The initial state is typically chosen as the uniform superposition state: \[ \ket{\psi_0} = \frac{1}{\sqrt{2^n}} \sum_{z \in \{0,1\}^n} \ket{z} \] which is the ground state of the mixing Hamiltonian \(H_B\).
Reason (Can be omitted, I don’t know very well about this quantum physics part):
The Adiabatic Theorem suggests that if we vary the parameters \(\boldsymbol{\gamma}\) and \(\boldsymbol{\beta}\) slowly enough, the system will remain in its ground state, allowing us to approximate the optimal solution to the original combinatorial optimization problem. \[ H(t) = (1 - \frac{t}{T}) H_B + \frac{t}{T} H_C \] The time evolution operator can be approximated using the Trotter-Suzuki decomposition: \[ e^{-i (A+B) t} \approx \left( e^{-i A \frac{t}{n}} e^{-i B \frac{t}{n}} \right)^n \]
Algorithm Summary
- Initialize the quantum state \(\ket{\psi_0}\) as the uniform superposition state.

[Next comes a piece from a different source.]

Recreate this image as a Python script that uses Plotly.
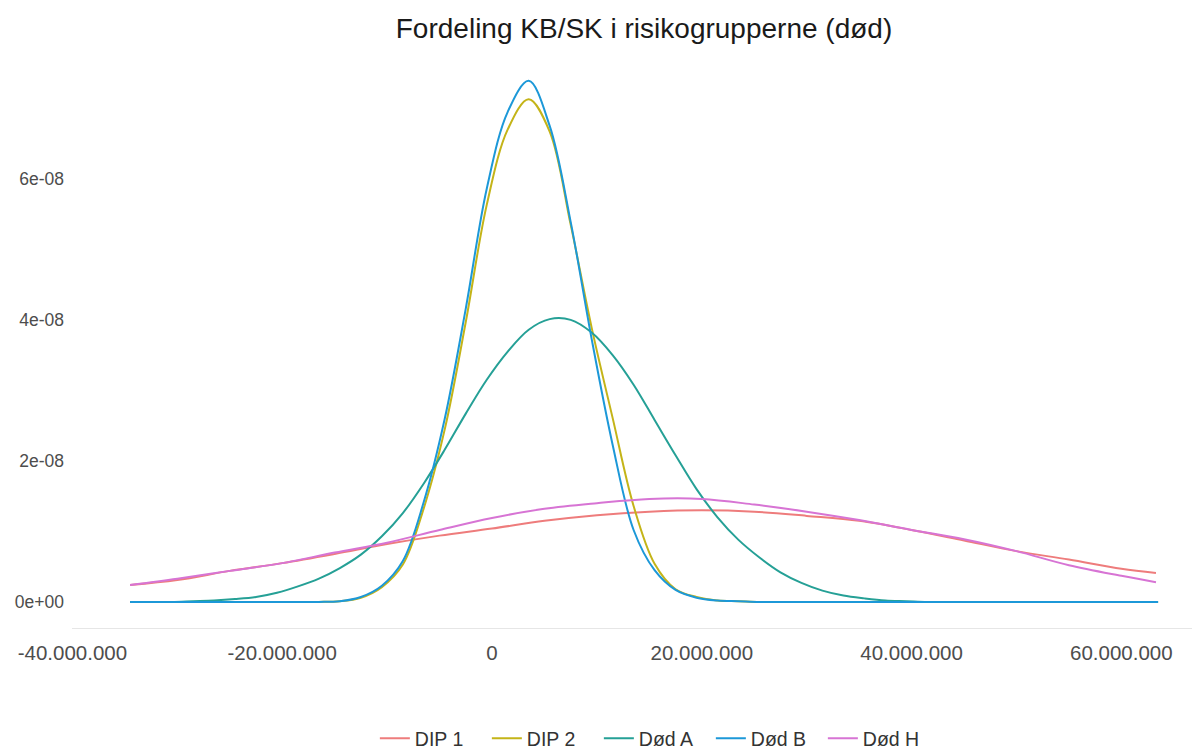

- Choose the number of layers \(p\) and initialize the parameters \(\boldsymbol{\gamma}, \boldsymbol{\beta}\).
- Construct the parameterized quantum circuit \(U(\boldsymbol{\gamma}, \boldsymbol{\beta})\).
- Measure the expectation value \(J(\boldsymbol{\gamma}, \boldsymbol{\beta}) = \langle \psi(\boldsymbol{\gamma}, \boldsymbol{\beta}) | H_C | \psi(\boldsymbol{\gamma}, \boldsymbol{\beta}) \rangle\).
- Use the parameter shift rule to compute the gradients \(\nabla_{\boldsymbol{\gamma}} J\) and \(\nabla_{\boldsymbol{\beta}} J\).
- Update the parameters \(\boldsymbol{\gamma}, \boldsymbol{\beta}\) using a classical optimization algorithm (e.g., gradient descent).
- Repeat steps 3-6 until convergence or a stopping criterion is met.
- Measure the final state to obtain a bit string \(z\) that approximates the optimal solution to the original problem.